** REQUIREMENT **
Reproduce nothing except the lines between the line with "Give me the D3.js source for this chart." and the line with "var yTicks = [0, 10, 20, 30, 40, 50, 60, 70];", both ends included, and please leave out pictures.

** MATERIAL TO PROCESS **
:::::
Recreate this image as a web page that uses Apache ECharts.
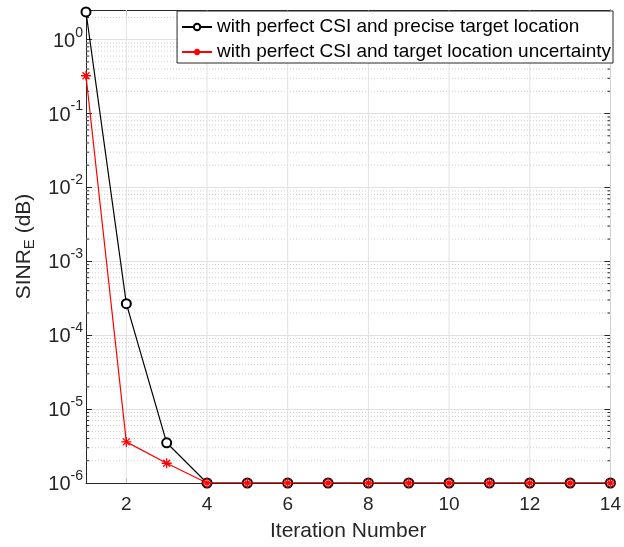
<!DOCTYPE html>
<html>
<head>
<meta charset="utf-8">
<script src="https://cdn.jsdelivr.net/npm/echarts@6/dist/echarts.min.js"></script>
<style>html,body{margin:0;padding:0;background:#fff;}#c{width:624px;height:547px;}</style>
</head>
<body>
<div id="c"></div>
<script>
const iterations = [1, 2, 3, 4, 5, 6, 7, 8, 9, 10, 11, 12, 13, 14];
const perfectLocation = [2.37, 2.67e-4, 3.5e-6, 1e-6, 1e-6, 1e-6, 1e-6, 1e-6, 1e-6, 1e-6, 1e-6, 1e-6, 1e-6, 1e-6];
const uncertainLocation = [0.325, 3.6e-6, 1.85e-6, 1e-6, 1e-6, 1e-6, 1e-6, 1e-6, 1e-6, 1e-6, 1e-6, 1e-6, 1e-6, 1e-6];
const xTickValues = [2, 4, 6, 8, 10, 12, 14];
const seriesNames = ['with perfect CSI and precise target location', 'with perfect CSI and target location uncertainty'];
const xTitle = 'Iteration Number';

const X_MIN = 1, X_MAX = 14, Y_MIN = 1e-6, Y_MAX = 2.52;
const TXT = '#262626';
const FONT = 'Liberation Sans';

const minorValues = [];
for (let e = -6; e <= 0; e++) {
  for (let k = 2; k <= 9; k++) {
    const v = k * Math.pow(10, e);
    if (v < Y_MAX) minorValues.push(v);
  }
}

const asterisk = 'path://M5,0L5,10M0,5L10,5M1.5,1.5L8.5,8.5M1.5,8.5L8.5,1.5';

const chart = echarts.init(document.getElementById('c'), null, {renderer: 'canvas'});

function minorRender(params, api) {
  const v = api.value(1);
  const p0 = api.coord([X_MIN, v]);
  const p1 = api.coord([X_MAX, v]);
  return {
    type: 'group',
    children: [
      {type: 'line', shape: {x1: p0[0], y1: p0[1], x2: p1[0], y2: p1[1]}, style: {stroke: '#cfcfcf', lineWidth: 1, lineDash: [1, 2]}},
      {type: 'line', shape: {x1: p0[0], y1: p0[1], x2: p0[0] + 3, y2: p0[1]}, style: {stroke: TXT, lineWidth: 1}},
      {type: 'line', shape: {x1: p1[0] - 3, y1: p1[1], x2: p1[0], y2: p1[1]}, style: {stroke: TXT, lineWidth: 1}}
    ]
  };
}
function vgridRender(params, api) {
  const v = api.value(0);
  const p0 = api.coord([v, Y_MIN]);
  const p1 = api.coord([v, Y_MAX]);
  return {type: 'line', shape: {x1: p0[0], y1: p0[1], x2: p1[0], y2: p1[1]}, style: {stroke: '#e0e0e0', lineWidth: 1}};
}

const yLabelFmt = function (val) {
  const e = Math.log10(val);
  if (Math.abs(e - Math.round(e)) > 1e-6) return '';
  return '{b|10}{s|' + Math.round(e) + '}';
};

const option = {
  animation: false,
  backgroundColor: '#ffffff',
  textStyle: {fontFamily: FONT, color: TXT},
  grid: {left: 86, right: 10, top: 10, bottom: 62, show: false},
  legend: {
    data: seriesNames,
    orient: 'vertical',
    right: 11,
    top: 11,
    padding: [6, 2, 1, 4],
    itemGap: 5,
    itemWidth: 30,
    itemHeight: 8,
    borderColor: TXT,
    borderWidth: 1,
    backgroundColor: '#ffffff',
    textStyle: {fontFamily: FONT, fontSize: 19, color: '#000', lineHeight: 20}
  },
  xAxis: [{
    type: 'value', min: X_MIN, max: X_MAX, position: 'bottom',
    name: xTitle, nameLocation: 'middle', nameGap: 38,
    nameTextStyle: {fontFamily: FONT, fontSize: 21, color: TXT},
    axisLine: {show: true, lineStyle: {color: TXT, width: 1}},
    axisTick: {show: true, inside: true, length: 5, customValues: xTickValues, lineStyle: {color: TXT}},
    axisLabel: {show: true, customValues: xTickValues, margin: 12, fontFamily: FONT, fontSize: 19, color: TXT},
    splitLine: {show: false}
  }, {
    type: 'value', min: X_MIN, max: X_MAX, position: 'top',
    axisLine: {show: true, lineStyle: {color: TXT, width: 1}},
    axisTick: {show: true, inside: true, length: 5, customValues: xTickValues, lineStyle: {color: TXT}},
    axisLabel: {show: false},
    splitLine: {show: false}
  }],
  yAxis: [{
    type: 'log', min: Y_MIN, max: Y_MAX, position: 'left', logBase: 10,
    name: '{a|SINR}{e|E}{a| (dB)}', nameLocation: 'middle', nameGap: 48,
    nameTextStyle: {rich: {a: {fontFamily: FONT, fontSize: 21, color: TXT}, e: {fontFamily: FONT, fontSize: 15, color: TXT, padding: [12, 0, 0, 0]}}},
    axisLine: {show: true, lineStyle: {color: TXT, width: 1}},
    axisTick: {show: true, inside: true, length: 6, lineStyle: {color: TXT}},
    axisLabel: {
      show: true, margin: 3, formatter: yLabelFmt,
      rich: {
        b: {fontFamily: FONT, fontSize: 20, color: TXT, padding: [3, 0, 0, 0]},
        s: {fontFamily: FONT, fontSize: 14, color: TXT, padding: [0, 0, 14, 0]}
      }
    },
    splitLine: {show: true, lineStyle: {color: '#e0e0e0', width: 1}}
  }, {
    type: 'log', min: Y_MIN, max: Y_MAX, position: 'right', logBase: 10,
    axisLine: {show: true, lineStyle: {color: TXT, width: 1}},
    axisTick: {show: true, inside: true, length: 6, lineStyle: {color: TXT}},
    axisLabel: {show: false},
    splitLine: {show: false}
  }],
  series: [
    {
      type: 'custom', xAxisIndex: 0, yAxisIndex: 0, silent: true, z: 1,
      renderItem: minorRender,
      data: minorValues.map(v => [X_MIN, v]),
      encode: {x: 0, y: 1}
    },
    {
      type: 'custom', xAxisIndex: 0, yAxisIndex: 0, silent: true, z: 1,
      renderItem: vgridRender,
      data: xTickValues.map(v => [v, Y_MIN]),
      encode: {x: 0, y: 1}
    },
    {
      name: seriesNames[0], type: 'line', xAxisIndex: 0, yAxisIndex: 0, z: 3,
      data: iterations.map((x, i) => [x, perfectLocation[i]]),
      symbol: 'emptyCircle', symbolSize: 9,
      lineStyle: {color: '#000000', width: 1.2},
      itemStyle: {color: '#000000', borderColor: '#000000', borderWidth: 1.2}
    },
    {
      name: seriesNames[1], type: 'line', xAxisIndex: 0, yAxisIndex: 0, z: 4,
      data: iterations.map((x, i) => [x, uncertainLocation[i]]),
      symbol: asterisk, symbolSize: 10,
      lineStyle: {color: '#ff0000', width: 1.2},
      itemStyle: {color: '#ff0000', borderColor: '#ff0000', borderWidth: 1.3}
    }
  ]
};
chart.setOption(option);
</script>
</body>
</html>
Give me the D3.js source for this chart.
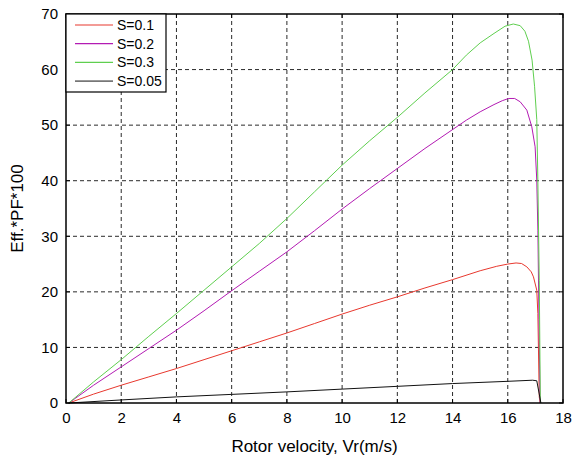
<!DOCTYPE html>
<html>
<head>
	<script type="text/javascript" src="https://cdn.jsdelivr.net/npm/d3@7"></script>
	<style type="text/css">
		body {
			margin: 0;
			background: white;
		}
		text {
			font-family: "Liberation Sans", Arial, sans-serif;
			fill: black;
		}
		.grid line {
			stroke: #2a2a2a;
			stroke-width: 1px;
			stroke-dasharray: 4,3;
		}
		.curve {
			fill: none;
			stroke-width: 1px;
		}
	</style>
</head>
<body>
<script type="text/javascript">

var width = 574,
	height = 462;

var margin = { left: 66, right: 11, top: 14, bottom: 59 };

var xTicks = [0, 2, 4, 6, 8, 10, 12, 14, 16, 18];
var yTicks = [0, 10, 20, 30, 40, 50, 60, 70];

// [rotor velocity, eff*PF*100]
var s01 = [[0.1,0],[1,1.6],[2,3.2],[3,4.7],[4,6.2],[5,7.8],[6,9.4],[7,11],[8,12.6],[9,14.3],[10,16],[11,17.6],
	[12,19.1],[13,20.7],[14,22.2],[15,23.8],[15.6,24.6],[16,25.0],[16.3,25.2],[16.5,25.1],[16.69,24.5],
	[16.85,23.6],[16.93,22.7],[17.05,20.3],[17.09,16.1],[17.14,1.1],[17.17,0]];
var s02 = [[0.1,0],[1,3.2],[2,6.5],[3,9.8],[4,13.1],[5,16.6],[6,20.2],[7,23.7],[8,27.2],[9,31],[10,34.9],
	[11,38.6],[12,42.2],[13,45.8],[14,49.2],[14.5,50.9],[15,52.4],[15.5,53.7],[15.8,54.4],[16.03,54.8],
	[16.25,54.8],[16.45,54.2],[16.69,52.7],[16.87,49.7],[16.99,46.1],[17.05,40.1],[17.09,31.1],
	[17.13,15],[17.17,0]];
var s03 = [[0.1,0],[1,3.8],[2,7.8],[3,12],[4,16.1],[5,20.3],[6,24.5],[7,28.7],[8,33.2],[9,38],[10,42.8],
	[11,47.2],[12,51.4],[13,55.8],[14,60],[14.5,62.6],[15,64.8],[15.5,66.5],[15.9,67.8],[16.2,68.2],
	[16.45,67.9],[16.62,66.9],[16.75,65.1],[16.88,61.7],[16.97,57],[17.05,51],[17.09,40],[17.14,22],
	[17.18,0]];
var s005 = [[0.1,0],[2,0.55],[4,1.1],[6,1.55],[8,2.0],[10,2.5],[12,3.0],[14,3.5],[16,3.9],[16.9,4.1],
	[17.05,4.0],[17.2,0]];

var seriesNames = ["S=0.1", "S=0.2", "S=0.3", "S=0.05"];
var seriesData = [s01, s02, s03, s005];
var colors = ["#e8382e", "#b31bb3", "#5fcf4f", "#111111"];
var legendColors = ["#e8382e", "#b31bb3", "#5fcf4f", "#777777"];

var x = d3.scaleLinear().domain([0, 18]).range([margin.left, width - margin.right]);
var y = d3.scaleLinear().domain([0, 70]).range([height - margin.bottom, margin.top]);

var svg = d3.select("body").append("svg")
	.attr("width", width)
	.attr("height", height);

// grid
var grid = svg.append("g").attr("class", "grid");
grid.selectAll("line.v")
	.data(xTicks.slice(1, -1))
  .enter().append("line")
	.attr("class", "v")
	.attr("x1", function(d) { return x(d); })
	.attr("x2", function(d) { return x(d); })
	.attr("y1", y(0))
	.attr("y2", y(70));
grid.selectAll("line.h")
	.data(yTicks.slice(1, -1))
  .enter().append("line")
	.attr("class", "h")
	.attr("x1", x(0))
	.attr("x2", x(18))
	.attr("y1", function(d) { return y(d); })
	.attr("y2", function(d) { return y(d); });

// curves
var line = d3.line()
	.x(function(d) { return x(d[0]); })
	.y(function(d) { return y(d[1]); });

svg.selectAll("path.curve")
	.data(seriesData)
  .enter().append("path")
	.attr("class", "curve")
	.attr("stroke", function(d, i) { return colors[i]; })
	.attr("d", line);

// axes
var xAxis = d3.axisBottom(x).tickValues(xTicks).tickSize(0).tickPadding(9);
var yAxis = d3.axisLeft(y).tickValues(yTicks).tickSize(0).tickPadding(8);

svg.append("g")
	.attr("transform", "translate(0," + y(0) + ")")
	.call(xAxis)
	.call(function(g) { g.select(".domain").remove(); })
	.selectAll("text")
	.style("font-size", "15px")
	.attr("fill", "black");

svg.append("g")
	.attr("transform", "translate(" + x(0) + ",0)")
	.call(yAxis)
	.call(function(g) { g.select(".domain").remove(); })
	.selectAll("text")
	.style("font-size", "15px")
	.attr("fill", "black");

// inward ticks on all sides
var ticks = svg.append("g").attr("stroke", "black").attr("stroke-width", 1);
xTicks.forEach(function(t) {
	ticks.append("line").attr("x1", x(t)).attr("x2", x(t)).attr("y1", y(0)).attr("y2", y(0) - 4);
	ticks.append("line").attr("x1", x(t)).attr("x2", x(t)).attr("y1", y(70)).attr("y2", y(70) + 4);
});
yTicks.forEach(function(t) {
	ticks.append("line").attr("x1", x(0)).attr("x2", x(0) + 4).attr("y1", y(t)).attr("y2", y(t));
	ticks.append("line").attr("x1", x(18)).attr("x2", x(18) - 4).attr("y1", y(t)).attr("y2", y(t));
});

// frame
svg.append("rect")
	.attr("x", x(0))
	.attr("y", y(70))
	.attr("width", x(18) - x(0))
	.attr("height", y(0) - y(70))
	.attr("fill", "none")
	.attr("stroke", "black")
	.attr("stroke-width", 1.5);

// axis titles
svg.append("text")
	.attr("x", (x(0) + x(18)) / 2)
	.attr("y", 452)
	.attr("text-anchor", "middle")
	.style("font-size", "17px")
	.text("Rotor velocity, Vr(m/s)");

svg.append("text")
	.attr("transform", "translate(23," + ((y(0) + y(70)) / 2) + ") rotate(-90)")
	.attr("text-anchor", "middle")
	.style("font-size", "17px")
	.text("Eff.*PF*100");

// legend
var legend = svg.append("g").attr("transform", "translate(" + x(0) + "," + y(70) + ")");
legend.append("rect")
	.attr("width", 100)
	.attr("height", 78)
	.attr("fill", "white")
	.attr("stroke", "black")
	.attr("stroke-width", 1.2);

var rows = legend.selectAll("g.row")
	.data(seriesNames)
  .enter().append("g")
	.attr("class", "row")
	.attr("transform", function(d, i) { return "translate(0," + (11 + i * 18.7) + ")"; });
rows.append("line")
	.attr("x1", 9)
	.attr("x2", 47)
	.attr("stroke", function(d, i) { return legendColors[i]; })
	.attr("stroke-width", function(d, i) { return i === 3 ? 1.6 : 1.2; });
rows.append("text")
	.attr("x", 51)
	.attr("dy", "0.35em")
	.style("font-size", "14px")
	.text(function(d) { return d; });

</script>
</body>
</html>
:::::
** EXERCISE SOLUTION **
Give me the D3.js source for this chart.
<!DOCTYPE html>
<html>
<head>
	<script type="text/javascript" src="https://cdn.jsdelivr.net/npm/d3@7"></script>
	<style type="text/css">
		body {
			margin: 0;
			background: white;
		}
		text {
			font-family: "Liberation Sans", Arial, sans-serif;
			fill: black;
		}
		.grid line {
			stroke: #2a2a2a;
			stroke-width: 1px;
			stroke-dasharray: 4,3;
		}
		.curve {
			fill: none;
			stroke-width: 1px;
		}
	</style>
</head>
<body>
<script type="text/javascript">

var width = 574,
	height = 462;

var margin = { left: 66, right: 11, top: 14, bottom: 59 };

var xTicks = [0, 2, 4, 6, 8, 10, 12, 14, 16, 18];
var yTicks = [0, 10, 20, 30, 40, 50, 60, 70];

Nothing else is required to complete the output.